* **Requirement**: Examine the records and identify each line that includes the string "matplotlib". Copy those lines.

* **Rows from a dataset of charts and code**:
+===+

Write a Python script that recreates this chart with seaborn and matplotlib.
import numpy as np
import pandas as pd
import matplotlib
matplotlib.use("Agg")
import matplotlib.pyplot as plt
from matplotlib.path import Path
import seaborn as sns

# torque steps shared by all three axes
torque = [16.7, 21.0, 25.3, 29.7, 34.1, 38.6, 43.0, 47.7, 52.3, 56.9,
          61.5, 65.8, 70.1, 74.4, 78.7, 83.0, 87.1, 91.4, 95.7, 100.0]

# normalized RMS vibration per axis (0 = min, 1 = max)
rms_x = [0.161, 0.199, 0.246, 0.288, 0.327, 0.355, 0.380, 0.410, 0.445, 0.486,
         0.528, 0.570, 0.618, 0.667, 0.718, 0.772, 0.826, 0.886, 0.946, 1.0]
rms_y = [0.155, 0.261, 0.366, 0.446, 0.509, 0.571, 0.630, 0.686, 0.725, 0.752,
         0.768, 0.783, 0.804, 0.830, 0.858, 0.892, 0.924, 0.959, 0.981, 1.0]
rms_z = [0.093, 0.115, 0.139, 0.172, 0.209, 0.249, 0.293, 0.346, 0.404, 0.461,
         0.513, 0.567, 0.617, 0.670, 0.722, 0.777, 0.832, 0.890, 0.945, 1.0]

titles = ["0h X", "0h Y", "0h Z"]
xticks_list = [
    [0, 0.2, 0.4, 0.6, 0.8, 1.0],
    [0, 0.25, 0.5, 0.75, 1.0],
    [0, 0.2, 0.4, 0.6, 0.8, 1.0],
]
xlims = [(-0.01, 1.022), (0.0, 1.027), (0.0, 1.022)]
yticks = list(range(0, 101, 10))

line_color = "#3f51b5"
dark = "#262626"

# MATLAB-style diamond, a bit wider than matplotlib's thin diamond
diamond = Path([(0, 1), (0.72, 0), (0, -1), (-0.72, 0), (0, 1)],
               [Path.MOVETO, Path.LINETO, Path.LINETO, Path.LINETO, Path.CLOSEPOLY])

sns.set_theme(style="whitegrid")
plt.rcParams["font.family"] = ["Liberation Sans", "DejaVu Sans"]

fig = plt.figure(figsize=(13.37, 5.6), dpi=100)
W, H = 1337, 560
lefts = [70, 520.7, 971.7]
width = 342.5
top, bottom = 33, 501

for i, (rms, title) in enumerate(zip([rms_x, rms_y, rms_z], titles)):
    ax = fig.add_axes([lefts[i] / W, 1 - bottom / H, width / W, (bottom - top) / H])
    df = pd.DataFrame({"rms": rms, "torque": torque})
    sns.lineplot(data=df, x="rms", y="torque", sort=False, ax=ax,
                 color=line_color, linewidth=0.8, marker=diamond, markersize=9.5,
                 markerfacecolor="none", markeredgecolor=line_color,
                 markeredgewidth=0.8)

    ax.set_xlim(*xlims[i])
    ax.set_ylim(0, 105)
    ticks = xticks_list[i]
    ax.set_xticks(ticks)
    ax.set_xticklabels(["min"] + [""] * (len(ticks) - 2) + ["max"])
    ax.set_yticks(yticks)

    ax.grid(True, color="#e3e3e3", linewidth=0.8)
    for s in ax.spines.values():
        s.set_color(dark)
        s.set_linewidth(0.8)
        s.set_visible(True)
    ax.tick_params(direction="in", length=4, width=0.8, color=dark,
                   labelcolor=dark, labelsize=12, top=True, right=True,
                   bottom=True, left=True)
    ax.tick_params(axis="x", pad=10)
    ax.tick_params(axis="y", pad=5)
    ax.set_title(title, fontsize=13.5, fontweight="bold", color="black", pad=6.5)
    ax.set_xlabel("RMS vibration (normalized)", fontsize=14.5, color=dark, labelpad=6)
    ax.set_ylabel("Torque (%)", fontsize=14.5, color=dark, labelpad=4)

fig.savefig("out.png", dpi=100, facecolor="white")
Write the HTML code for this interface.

+===+

* **Final answer**:
Write a Python script that recreates this chart with seaborn and matplotlib.
import matplotlib
matplotlib.use("Agg")
import matplotlib.pyplot as plt
from matplotlib.path import Path
# MATLAB-style diamond, a bit wider than matplotlib's thin diamond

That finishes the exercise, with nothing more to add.